- Given task: Without the pictures, extract every line from the start of the material to the line containing "from matplotlib.ticker import MultipleLocator", both ends included.

- Data shown:
· · · · · · ·
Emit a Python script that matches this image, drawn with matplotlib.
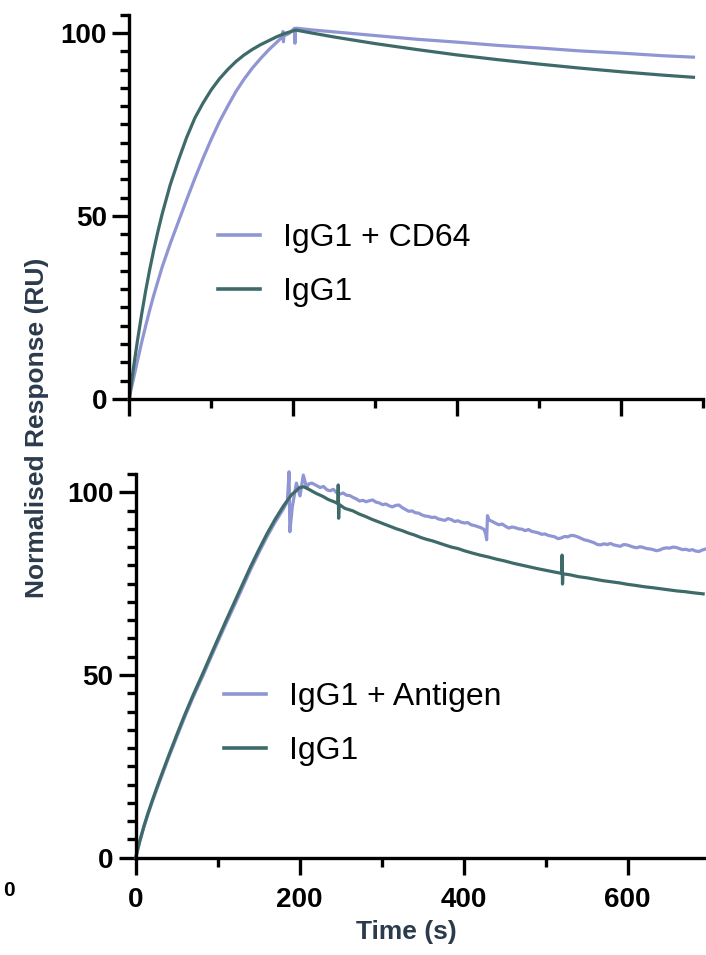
#!/usr/bin/env python3
# SPR sensorgrams, normalised response, two stacked panels
import numpy as np
import matplotlib
matplotlib.use("Agg")
import matplotlib.pyplot as plt
from matplotlib.ticker import MultipleLocator

LAV = "#8f96d3"
TEAL = "#3e6a6a"
LABEL_COL = "#2b3b4c"

# ---- top panel: IgG1 + CD64 vs IgG1 ----
top_lav_t = [0, 2, 5, 10, 15, 20, 25, 30, 40, 50, 60, 70, 80, 90, 100, 110, 120, 130,
             140, 150, 160, 170, 180, 186, 187.5, 188, 188.5, 195, 201.5, 202, 202.5,
             204, 225, 250, 275, 300, 350, 400, 450, 500, 550, 600, 650, 688]
top_lav_v = [0, 2.5, 5.4, 10.5, 15.4, 20, 24.4, 28.5, 36, 42.5, 48.5, 54.5, 60.3, 65.8,
             71, 75.8, 80, 84, 87.4, 90.4, 93, 95.4, 97.5, 98.8, 100.4, 97.6, 99.2,
             99.9, 101.3, 97.2, 101.2, 101.3, 100.8, 100.3, 99.8, 99.3, 98.3, 97.5,
             96.6, 95.9, 95.1, 94.5, 93.8, 93.4]

top_igg_t = [0, 5, 10, 15, 20, 25, 30, 35, 40, 50, 60, 70, 80, 90, 100, 110, 120, 130,
             140, 150, 160, 170, 180, 190, 203, 225, 250, 275, 300, 350, 400, 450, 500,
             550, 600, 650, 688]
top_igg_v = [0, 8.4, 16.0, 23.1, 29.6, 35.5, 40.9, 45.9, 50.5, 58.6, 65.3, 71.5, 76.8,
             80.9, 84.5, 87.5, 90.0, 92.2, 94.0, 95.5, 96.8, 97.9, 99.0, 99.9, 100.8,
             99.9, 98.9, 98.0, 97.1, 95.5, 94.0, 92.7, 91.5, 90.4, 89.4, 88.5, 87.9]

# ---- bottom panel: IgG1 + Antigen vs IgG1 ----
bot_lav_t = [0, 5, 10, 15, 20, 25, 30, 40, 50, 60, 70, 82, 95, 110, 127, 140, 150, 160,
             170, 180, 185, 187, 188, 191, 196, 200.4, 204.4, 208.5, 211,
             215, 220, 225, 229, 233, 237, 241, 245, 249, 253, 257, 261, 265, 269, 273,
             277, 281, 285, 289, 293, 297, 301, 305, 309, 313, 317, 321, 325, 329, 333,
             337, 341, 345, 349, 353, 357, 361, 365, 369, 373, 377, 381, 385, 389, 393,
             397, 401, 405, 409, 413, 417, 421, 425, 427, 428, 429, 431, 435, 439, 443,
             447, 451, 455, 459, 463, 467, 471, 475, 479, 483, 487, 491, 495, 499, 503,
             507, 511, 515, 519, 523, 527, 531, 535, 539, 543, 547, 551, 555, 559, 563,
             567, 571, 575, 579, 583, 587, 591, 595, 599, 603, 607, 611, 615, 619, 623,
             627, 631, 635, 639, 643, 647, 651, 655, 659, 663, 667, 671, 675, 679, 683,
             687, 691, 694]
bot_lav_v = [0, 4.5, 8.4, 11.9, 15.2, 18.3, 21.3, 27.3, 33.0, 38.6, 43.9, 49.8, 56.5,
             64.0, 72.3, 78.8, 83.4, 87.8, 91.8, 95.4, 97.5, 105.6, 89.2, 96, 102.5, 99,
             104.7, 101.2, 102.3,
             102.5, 101.9, 101.3, 101.6, 100.7, 100.4, 100.8, 99.9, 99.5, 99.8, 99.2,
             99.1, 98.6, 98.2, 97.6, 97.8, 97.4, 97.7, 97.9, 97.3, 97.1, 96.6, 96.8,
             96.3, 96.0, 96.4, 96.5, 95.8, 95.3, 94.8, 94.9, 94.4, 94.3, 93.8, 93.5,
             93.4, 93.1, 93.2, 92.7, 92.5, 92.3, 92.8, 92.5, 92.0, 92.2, 91.8, 91.6,
             91.7, 91.1, 90.9, 90.6, 90.3, 89.8, 88.4, 87.0, 93.6, 92.4, 92.0, 91.5,
             91.1, 91.3, 90.7, 90.2, 90.5, 90.3, 90.0, 89.9, 89.5, 89.8, 89.3, 89.1,
             88.9, 88.5, 88.6, 88.2, 88.0, 87.8, 87.3, 87.5, 87.9, 87.8, 88.2, 88.1,
             87.8, 87.4, 87.0, 86.8, 86.5, 86.2, 85.7, 85.6, 85.9, 85.7, 86.0, 85.6,
             85.4, 85.2, 85.7, 85.6, 85.3, 85.0, 84.8, 85.1, 84.9, 84.6, 84.5, 84.3,
             84.0, 84.2, 84.6, 84.8, 84.7, 85.0, 84.9, 84.6, 84.3, 84.4, 84.1, 84.3,
             83.9, 83.8, 84.2, 84.4]

bot_igg_t = [0, 5, 10, 15, 20, 25, 30, 40, 50, 60, 70, 82, 95, 110, 127, 140, 150, 160,
             170, 180, 190, 200, 205, 212, 220, 228, 235, 242, 246.5, 247, 247.5, 248,
             255, 265, 272, 280, 288, 295, 303, 310, 318, 325, 333, 340, 348, 355, 362,
             370, 378, 385, 393, 400, 410, 420, 430, 440, 450, 460, 470, 480, 490, 500,
             510, 519.5, 520, 520.5, 521, 530, 540, 550, 560, 570, 580, 590, 600, 610,
             620, 630, 640, 650, 660, 670, 680, 692]
bot_igg_v = [0, 4.6, 8.6, 12.2, 15.5, 18.7, 21.8, 27.8, 33.6, 39.2, 44.5, 50.5, 57.2,
             64.8, 73.2, 79.6, 84.2, 88.6, 92.6, 96.2, 99.3, 101.3, 101.5, 100.7, 99.7,
             98.9, 98.0, 97.4, 96.9, 102.0, 92.9, 96.7, 95.6, 94.9, 94.1, 93.4, 92.6,
             92.0, 91.3, 90.7, 90.0, 89.5, 88.8, 88.3, 87.6, 87.1, 86.7, 86.1, 85.5,
             85.0, 84.6, 84.05, 83.4, 82.8, 82.3, 81.7, 81.2, 80.6, 80.1, 79.6, 79.1,
             78.65, 78.2, 77.8, 82.8, 74.9, 77.7, 77.4, 76.9, 76.6, 76.2, 75.8, 75.5,
             75.2, 74.8, 74.5, 74.15, 73.9, 73.6, 73.3, 73.0, 72.8, 72.5, 72.2]

W, H = 706, 955
fig = plt.figure(figsize=(W / 100, H / 100), dpi=100)
plt.rcParams['font.family'] = ['Liberation Sans', 'DejaVu Sans']

ax1 = fig.add_axes([129.3 / W, 1 - 399.0 / H, 574.0 / W, 384.3 / H])
ax2 = fig.add_axes([135.7 / W, 1 - 857.7 / H, 574.0 / W, 383.7 / H])


def style(ax, labels):
    for s in ('top', 'right'):
        ax.spines[s].set_visible(False)
    for s in ('left', 'bottom'):
        ax.spines[s].set_linewidth(2.4)
    ax.set_xlim(0, 700)
    ax.set_ylim(0, 105)
    ax.xaxis.set_major_locator(MultipleLocator(200))
    ax.xaxis.set_minor_locator(MultipleLocator(100))
    ax.yaxis.set_major_locator(MultipleLocator(50))
    ax.yaxis.set_minor_locator(MultipleLocator(5))
    ax.tick_params(which='major', length=12, width=2.4, labelsize=20, pad=4)
    ax.tick_params(which='minor', length=6.5, width=2.4)
    ax.tick_params(axis='x', which='major', pad=9)
    for lab in ax.get_xticklabels() + ax.get_yticklabels():
        lab.set_fontweight('bold')
    if not labels:
        ax.tick_params(axis='x', labelbottom=False)
    for sp in ax.spines.values():
        sp.set_clip_on(False)


ax1.plot(top_lav_t, top_lav_v, color=LAV, lw=2.3, label="IgG1 + CD64", clip_on=False)
ax1.plot(top_igg_t, top_igg_v, color=TEAL, lw=2.3, label="IgG1", clip_on=False)
style(ax1, False)

ax2.plot(bot_lav_t, bot_lav_v, color=LAV, lw=2.3, label="IgG1 + Antigen", clip_on=False)
ax2.plot(bot_igg_t, bot_igg_v, color=TEAL, lw=2.3, label="IgG1", clip_on=False)
style(ax2, True)

for ax, x0, ytop in ((ax1, 218, 223), (ax2, 224, 682)):
    leg = ax.legend(loc='upper left', bbox_to_anchor=(x0 / W, 1 - ytop / H),
                    bbox_transform=fig.transFigure, frameon=False, fontsize=23,
                    handlelength=1.3, handletextpad=0.72, labelspacing=0.76,
                    borderpad=0, borderaxespad=0)
    for ln in leg.get_lines():
        ln.set_linewidth(2.6)

fig.text(37 / W, 1 - 428 / H, "Normalised Response (RU)", rotation=90,
         ha='center', va='center', fontsize=19, fontweight='bold', color=LABEL_COL)
fig.text(406 / W, 1 - 932 / H, "Time (s)", ha='center', va='center',
         fontsize=19, fontweight='bold', color=LABEL_COL)
# leftover tick label from a neighbouring panel at the left edge
fig.text(15 / W, 1 - 891 / H, "0", ha='right', va='center', fontsize=15,
         fontweight='bold', color='black')

fig.savefig("out.png", dpi=100)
· · · · · · ·
- Solved problem:
Emit a Python script that matches this image, drawn with matplotlib.
#!/usr/bin/env python3
# SPR sensorgrams, normalised response, two stacked panels
import numpy as np
import matplotlib
matplotlib.use("Agg")
import matplotlib.pyplot as plt
from matplotlib.ticker import MultipleLocator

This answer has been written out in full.